Fig 8: Real sea images in Aivazovsky style Unet

When comparing the two discriminator architectures, we observe that the U-Net-based discriminator tends to focus on more localized and fine-grained elements, whereas the ResNet-based discriminator attends to broader regions of the image. On randomly selected inputs, the two models highlight completely different areas, suggesting inconsistencies in what each model considers important. We hypothesize that this behavior may be partially due to undertraining. With extended training, it is likely that both models would learn to attend to more structured and semantically meaningful regions.

Despite these differences, we consistently observe that both discriminators tend to focus on visually distinctive features such as ships, waves, sky, coastlines, and cliffs — elements commonly found in Aivazovsky’s paintings.

While it is still difficult to draw definitive conclusions about the overall effectiveness of the models within the current dataset, we find that interpretability becomes more meaningful when we know what features to look for. This suggests that combining model interpretation with domain knowledge can improve our understanding of model behavior.

Ghinli dataset #

The same procedure for the ghibli dataset.

Fig 9: Real images in Ghibli style ResNet

Fig 10: Real Ghibli anime image ResNet

Real Ghibli anime image
Fig 11: Real images in Ghibli style Unet

Real images in Ghibli style Unet
Fig 12: Real Ghibli anime image Unet

A similar pattern can be observed here: the U-Net-based discriminator focuses on smaller, more detailed objects, while the ResNet-based model attends to broader, more general regions of the image.Additionally, since this dataset does not contain clear stylistic elements such as ships or the sea — which are common in Aivazovsky’s work — both models seem to shift their attention toward the way lines and textures are drawn rather than specific objects. This is especially noticeable on real images, where large portions of the heatmap highlight the painterly style of lines, brushstrokes, and textures.

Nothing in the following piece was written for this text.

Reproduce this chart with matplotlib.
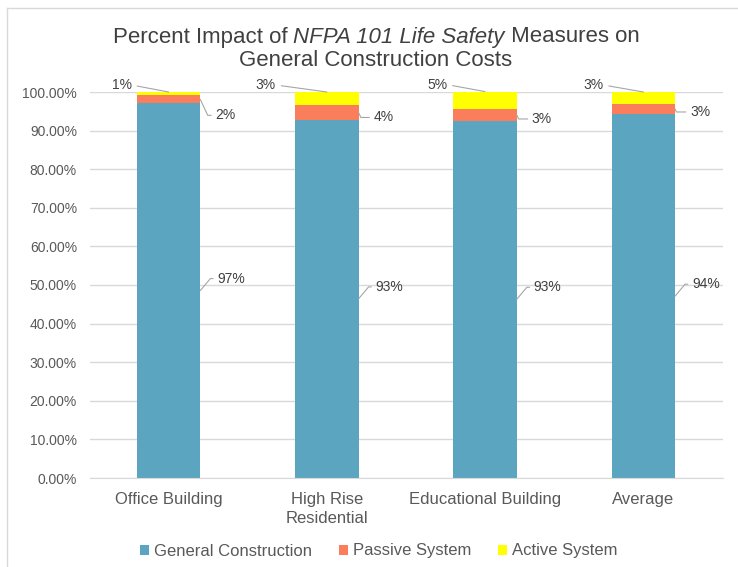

These areas are often marked in red, indicating that the discriminator considers them highly relevant when making its decision.

Conclusion #

In conclusion, we are generally satisfied with the results obtained in this study. While there are many aspects in which the models could still be improved — including further training, dataset refinement, and architectural tuning — the baseline models already demonstrate reasonable performance.

Most importantly, we have shown that Score-CAM can be effectively used as an interpretability method for the discriminator in CycleGAN. Given that interpretability methods for generative adversarial networks, and especially for discriminators, are still relatively scarce, this approach proves to be a promising and practical solution. Our findings suggest that Score-CAM offers meaningful visual explanations, highlighting areas that contribute most to the discriminator’s decision-making process, and helping us better understand what these models actually learn.